• [PROBLEM REQUIREMENTS]
Without the pictures, extract every line from the start of the material to the line containing "const refLineValue = 0.5;", both ends included.

• [GIVEN INFORMATION]
* * *

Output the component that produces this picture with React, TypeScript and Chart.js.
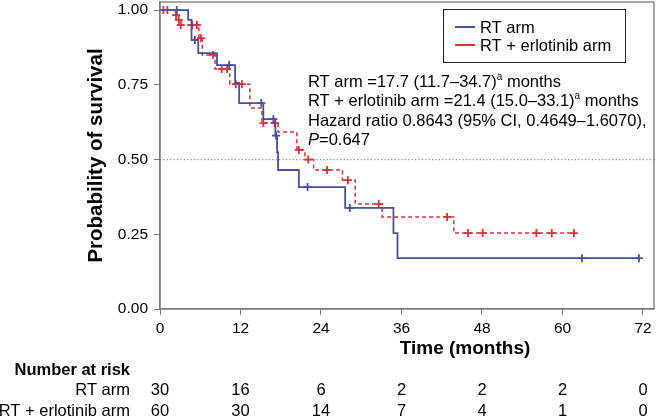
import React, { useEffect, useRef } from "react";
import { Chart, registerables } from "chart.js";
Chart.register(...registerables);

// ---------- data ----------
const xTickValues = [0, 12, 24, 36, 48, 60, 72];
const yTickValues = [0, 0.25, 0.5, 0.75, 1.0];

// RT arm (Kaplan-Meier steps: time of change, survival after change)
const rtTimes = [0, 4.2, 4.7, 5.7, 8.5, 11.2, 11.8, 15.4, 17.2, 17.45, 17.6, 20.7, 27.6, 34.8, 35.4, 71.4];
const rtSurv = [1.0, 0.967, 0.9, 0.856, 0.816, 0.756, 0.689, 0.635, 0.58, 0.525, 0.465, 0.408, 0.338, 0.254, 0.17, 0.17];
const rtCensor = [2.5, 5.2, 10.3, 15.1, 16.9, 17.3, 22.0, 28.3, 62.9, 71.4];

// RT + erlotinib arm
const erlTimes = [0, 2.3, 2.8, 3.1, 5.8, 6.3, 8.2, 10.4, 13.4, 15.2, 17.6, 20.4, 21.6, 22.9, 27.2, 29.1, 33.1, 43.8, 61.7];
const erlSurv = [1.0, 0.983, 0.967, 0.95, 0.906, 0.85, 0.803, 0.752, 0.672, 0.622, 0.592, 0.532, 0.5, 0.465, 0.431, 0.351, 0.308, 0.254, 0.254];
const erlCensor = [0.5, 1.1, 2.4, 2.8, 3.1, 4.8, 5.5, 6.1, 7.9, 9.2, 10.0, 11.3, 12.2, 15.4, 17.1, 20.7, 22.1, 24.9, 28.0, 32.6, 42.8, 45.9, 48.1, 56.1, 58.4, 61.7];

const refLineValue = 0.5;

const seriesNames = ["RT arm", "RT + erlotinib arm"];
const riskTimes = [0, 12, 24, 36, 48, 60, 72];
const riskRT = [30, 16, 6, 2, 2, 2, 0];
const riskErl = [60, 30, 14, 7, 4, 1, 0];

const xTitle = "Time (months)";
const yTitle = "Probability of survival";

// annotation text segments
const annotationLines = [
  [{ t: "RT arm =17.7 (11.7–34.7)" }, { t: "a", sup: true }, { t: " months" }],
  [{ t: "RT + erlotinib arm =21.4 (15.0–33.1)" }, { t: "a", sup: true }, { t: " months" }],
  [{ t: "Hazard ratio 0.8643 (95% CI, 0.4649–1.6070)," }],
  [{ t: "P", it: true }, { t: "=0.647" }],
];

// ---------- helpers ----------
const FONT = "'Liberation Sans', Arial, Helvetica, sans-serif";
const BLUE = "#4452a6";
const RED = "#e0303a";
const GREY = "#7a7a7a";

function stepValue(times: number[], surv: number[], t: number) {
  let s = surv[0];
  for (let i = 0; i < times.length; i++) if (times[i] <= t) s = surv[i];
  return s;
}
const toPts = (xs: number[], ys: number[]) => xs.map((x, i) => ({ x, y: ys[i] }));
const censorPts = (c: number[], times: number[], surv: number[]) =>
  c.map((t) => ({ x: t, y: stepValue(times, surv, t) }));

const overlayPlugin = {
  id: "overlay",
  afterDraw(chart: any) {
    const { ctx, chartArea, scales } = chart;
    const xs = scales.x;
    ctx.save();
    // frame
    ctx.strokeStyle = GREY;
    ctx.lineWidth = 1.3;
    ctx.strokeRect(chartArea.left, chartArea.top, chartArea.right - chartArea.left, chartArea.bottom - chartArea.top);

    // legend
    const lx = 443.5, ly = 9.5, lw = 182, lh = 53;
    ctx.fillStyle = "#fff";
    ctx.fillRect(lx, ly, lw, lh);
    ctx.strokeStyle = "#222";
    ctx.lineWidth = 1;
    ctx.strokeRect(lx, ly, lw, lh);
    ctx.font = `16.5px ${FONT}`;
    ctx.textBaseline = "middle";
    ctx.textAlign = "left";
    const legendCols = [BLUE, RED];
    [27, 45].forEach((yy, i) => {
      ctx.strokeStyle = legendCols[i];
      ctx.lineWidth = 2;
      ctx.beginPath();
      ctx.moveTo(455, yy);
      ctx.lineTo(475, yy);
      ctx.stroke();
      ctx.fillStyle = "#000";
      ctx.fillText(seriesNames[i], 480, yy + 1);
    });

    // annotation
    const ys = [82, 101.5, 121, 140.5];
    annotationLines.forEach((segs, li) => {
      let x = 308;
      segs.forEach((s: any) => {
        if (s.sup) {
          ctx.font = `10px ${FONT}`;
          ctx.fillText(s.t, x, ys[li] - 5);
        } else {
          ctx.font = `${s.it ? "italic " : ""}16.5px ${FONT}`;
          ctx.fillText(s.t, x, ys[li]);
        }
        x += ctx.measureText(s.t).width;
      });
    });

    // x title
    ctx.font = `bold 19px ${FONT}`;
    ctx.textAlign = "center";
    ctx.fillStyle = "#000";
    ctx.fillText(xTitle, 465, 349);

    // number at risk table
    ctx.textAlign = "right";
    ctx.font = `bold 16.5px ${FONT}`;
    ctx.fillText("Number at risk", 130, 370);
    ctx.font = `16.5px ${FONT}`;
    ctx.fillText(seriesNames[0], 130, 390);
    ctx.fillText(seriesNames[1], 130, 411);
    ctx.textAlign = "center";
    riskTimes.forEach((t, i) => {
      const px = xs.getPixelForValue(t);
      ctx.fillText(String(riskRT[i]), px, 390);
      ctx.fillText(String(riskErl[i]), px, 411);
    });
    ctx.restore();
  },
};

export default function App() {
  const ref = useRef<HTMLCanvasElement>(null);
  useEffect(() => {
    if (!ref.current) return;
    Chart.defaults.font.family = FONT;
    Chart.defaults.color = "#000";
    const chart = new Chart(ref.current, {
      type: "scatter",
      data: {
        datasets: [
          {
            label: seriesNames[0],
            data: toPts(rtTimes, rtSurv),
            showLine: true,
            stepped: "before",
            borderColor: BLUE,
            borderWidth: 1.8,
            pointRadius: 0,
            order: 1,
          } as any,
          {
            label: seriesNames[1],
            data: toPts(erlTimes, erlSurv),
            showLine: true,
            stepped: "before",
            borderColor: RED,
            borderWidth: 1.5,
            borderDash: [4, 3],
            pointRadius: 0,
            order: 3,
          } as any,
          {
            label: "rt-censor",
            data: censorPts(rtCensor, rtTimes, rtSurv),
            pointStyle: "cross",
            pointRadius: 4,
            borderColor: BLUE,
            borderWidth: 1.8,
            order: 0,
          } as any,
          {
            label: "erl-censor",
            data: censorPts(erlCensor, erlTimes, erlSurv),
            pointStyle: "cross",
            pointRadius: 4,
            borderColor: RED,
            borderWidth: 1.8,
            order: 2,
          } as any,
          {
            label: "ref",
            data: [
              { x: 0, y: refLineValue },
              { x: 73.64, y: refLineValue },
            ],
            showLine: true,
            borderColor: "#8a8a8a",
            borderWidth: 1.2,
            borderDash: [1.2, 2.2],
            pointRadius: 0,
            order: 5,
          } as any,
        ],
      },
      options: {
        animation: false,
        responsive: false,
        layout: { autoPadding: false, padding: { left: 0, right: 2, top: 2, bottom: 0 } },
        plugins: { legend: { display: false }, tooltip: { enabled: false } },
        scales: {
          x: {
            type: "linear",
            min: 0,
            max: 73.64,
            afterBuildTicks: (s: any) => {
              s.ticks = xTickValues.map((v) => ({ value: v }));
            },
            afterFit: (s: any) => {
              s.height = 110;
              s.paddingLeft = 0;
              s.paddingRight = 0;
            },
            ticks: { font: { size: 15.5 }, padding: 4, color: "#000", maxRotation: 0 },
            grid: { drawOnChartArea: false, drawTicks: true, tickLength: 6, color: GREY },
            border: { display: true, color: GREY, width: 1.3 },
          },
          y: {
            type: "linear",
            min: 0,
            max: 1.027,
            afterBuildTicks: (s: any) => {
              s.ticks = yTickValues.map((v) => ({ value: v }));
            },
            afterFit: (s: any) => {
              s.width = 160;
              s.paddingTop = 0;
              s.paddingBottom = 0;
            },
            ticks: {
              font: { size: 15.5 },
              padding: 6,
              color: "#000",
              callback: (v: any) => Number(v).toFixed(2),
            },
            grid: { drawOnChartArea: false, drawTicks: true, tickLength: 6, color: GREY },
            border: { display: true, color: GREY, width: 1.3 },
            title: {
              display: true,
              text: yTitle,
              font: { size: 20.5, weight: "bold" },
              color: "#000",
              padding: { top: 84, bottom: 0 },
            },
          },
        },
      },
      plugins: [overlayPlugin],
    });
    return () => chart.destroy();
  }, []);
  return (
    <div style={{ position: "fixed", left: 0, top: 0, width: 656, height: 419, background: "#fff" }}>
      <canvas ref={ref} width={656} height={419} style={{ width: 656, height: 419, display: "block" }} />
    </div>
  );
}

* * *

• [WORKED ANSWER]
Output the component that produces this picture with React, TypeScript and Chart.js.
import React, { useEffect, useRef } from "react";
import { Chart, registerables } from "chart.js";
Chart.register(...registerables);

// ---------- data ----------
const xTickValues = [0, 12, 24, 36, 48, 60, 72];
const yTickValues = [0, 0.25, 0.5, 0.75, 1.0];

// RT arm (Kaplan-Meier steps: time of change, survival after change)
const rtTimes = [0, 4.2, 4.7, 5.7, 8.5, 11.2, 11.8, 15.4, 17.2, 17.45, 17.6, 20.7, 27.6, 34.8, 35.4, 71.4];
const rtSurv = [1.0, 0.967, 0.9, 0.856, 0.816, 0.756, 0.689, 0.635, 0.58, 0.525, 0.465, 0.408, 0.338, 0.254, 0.17, 0.17];
const rtCensor = [2.5, 5.2, 10.3, 15.1, 16.9, 17.3, 22.0, 28.3, 62.9, 71.4];

// RT + erlotinib arm
const erlTimes = [0, 2.3, 2.8, 3.1, 5.8, 6.3, 8.2, 10.4, 13.4, 15.2, 17.6, 20.4, 21.6, 22.9, 27.2, 29.1, 33.1, 43.8, 61.7];
const erlSurv = [1.0, 0.983, 0.967, 0.95, 0.906, 0.85, 0.803, 0.752, 0.672, 0.622, 0.592, 0.532, 0.5, 0.465, 0.431, 0.351, 0.308, 0.254, 0.254];
const erlCensor = [0.5, 1.1, 2.4, 2.8, 3.1, 4.8, 5.5, 6.1, 7.9, 9.2, 10.0, 11.3, 12.2, 15.4, 17.1, 20.7, 22.1, 24.9, 28.0, 32.6, 42.8, 45.9, 48.1, 56.1, 58.4, 61.7];

const refLineValue = 0.5;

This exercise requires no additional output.